Fox's withdrawal comes after contentious debate in the Senate committee deliberating his nomination. Yesterday, a letter to committee chair Sen. Joe Biden (D-DE,) written by Kerry's Vietnam crewmates, blasted Fox over his ties to the Swiftboat group, saying, "Those who finance smears and lies of combat veterans don't deserve to represent America on the world stage."

Read the quoted line again. According to Kerry’s supporters, people can disqualify themselves from public service representing America by what they say. Interestingly enough, here is what the future presidential candidate John Kerry had to say in 1971:
I would like to talk, representing all those veterans, and say that several months ago in Detroit, we had an investigation at which over 150 honorably discharged and many very highly decorated veterans testified to war crimes committed in Southeast Asia, not isolated incidents but crimes committed on a day-to-day basis with the full awareness of officers at all levels of command.
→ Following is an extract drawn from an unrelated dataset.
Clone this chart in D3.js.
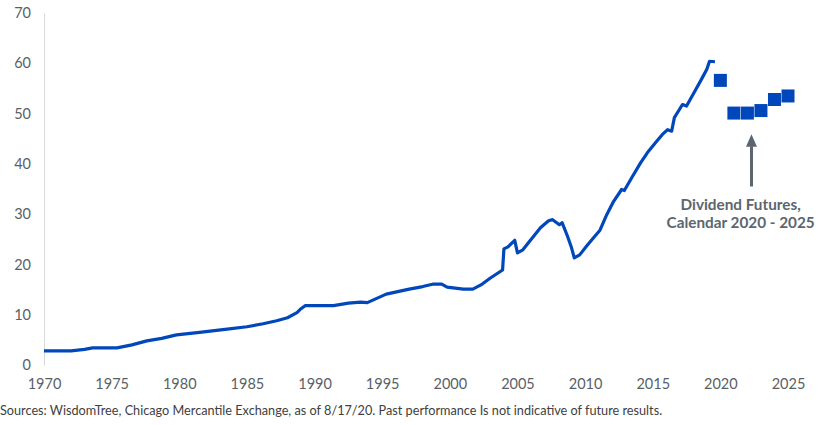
<!DOCTYPE html>
<html>
<head>
<meta charset="utf-8">
<script src="https://cdn.jsdelivr.net/npm/d3@7"></script>
<style>
  body { margin: 0; background: #fff; }
  text { font-family: Lato, "Open Sans", sans-serif; }
</style>
</head>
<body>
<div id="chart"></div>
<script>
// history of annual dividends (index points)
var histYears = [1970, 1971, 1972, 1973, 1973.6, 1975.4, 1976.5, 1977.6, 1978.7, 1979.8,
  1981.5, 1983.7, 1985, 1986.2, 1987.2, 1988, 1988.7, 1989, 1989.3, 1991.4,
  1992.5, 1993.4, 1993.9, 1995.3, 1997, 1998, 1998.8, 1999.4, 1999.8, 2001,
  2001.7, 2002.4, 2003, 2003.9, 2004, 2004.3, 2004.8, 2005, 2005.4, 2005.9,
  2006.7, 2007.3, 2007.6, 2008.1, 2008.3, 2008.7, 2009, 2009.2, 2009.6, 2010.1,
  2010.5, 2011.1, 2011.6, 2012.1, 2012.7, 2012.9, 2013.5, 2014.1, 2014.6, 2015.2,
  2015.7, 2016.1, 2016.4, 2016.6, 2017.2, 2017.5, 2018.1, 2018.6, 2019, 2019.2, 2019.6]
var histValues = [2.8, 2.8, 2.8, 3.1, 3.4, 3.4, 4.0, 4.8, 5.3, 6.0,
  6.5, 7.2, 7.6, 8.2, 8.8, 9.4, 10.4, 11.2, 11.8, 11.8,
  12.3, 12.5, 12.4, 14.1, 15.1, 15.6, 16.1, 16.1, 15.5, 15.1,
  15.1, 16.1, 17.3, 18.9, 23.1, 23.5, 24.8, 22.3, 22.9, 24.6,
  27.3, 28.7, 28.9, 27.9, 28.3, 25.6, 23.3, 21.3, 21.9, 23.6,
  24.9, 26.8, 29.9, 32.5, 34.9, 34.7, 37.5, 40.2, 42.2, 44.2,
  45.8, 46.8, 46.5, 49.2, 51.8, 51.5, 54.4, 56.8, 58.8, 60.4, 60.3]

// dividend futures, calendar years
var futYears = [2020, 2021, 2022, 2023, 2024, 2025]
var futValues = [56.6, 50.1, 50.1, 50.6, 52.8, 53.5]

var xTicks = [1970, 1975, 1980, 1985, 1990, 1995, 2000, 2005, 2010, 2015, 2020, 2025]
var yTicks = [0, 10, 20, 30, 40, 50, 60, 70]

var noteLines = ["Dividend Futures,", "Calendar 2020 - 2025"]
var sourceText = "Sources: WisdomTree, Chicago Mercantile Exchange, as of 8/17/20. Past performance Is not indicative of future results."

var width = 826, height = 425
var blue = "#0047bb", grey = "#5b6670"

var svg = d3.select("#chart").append("svg")
  .attr("width", width)
  .attr("height", height)

var x = d3.scaleLinear().domain([1970, 2025]).range([44, 788])
var y = d3.scaleLinear().domain([0, 70]).range([365, 13])

// y axis
var yAxis = svg.append("g")
  .attr("transform", "translate(" + x(1970) + ",0)")
  .call(d3.axisLeft(y).tickValues(yTicks).tickSize(0).tickSizeOuter(0).tickPadding(13))
yAxis.select(".domain").attr("stroke", "#d9d9d9")
yAxis.selectAll("text").attr("fill", "#5a5f66").style("font-size", "14.5px")

// x axis (labels only)
var xAxis = svg.append("g")
  .attr("transform", "translate(0," + y(0) + ")")
  .call(d3.axisBottom(x).tickValues(xTicks).tickFormat(d3.format("d")).tickSize(0).tickPadding(14))
xAxis.select(".domain").remove()
xAxis.selectAll("text").attr("fill", "#5a5f66").style("font-size", "14.5px")

var hist = histYears.map(function(d, i){ return {x: d, y: histValues[i]} })
var line = d3.line()
  .x(function(d){ return x(d.x) })
  .y(function(d){ return y(d.y) })

svg.append("path")
  .datum(hist)
  .attr("d", line)
  .attr("fill", "none")
  .attr("stroke", blue)
  .attr("stroke-width", 3.2)
  .attr("stroke-linejoin", "round")

var sq = 13
svg.selectAll(".fut")
  .data(futYears)
  .enter().append("rect")
  .attr("class", "fut")
  .attr("x", function(d){ return x(d) - sq / 2 })
  .attr("y", function(d, i){ return y(futValues[i]) - sq / 2 })
  .attr("width", sq)
  .attr("height", sq)
  .attr("fill", blue)

// annotation arrow
var ax = x(2022.3)
svg.append("line")
  .attr("x1", ax).attr("x2", ax)
  .attr("y1", y(35.5)).attr("y2", y(43.5))
  .attr("stroke", grey)
  .attr("stroke-width", 3)
svg.append("path")
  .attr("d", "M" + ax + "," + y(45.9) + "L" + (ax + 5.5) + "," + y(43.4) + "L" + (ax - 5.5) + "," + y(43.4) + "Z")
  .attr("fill", grey)

svg.append("text")
  .attr("x", x(2021.5))
  .attr("y", 210)
  .attr("text-anchor", "middle")
  .attr("fill", grey)
  .style("font-size", "15.3px")
  .style("font-weight", "bold")
  .selectAll("tspan")
  .data(noteLines)
  .enter().append("tspan")
  .attr("x", x(2021.5))
  .attr("dy", function(d, i){ return i ? 17.5 : 0 })
  .text(function(d){ return d })

svg.append("text")
  .attr("x", 0)
  .attr("y", 415)
  .attr("fill", "#404040")
  .style("font-size", "12.7px")
  .text(sourceText)
</script>
</body>
</html>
It is impossible to describe to you exactly what did happen in Detroit, the emotions in the room, the feelings of the men who were reliving their experiences in Vietnam, but they did. They relived the absolute horror of what this country, in a sense, made them do.

They told the stories at times they had personally raped, cut off ears, cut off heads, taped wires from portable telephones to human genitals and turned up the power, cut off limbs, blown up bodies, randomly shot at civilians, razed villages in fashion reminiscent of Genghis Khan, shot cattle and dogs for fun, poisoned food stocks, and generally ravaged the countryside of South Vietnam in addition to the normal ravage of war, and the normal and very particular ravaging which is done by the applied bombing power of this country.

So if I understand the Left, free speech that you cannot be criticized for includes any nasty, ignorant or treasonous batch of garbage that disparages American values and non-free speech - that which may cost you something - includes publicizing the Left's free speech.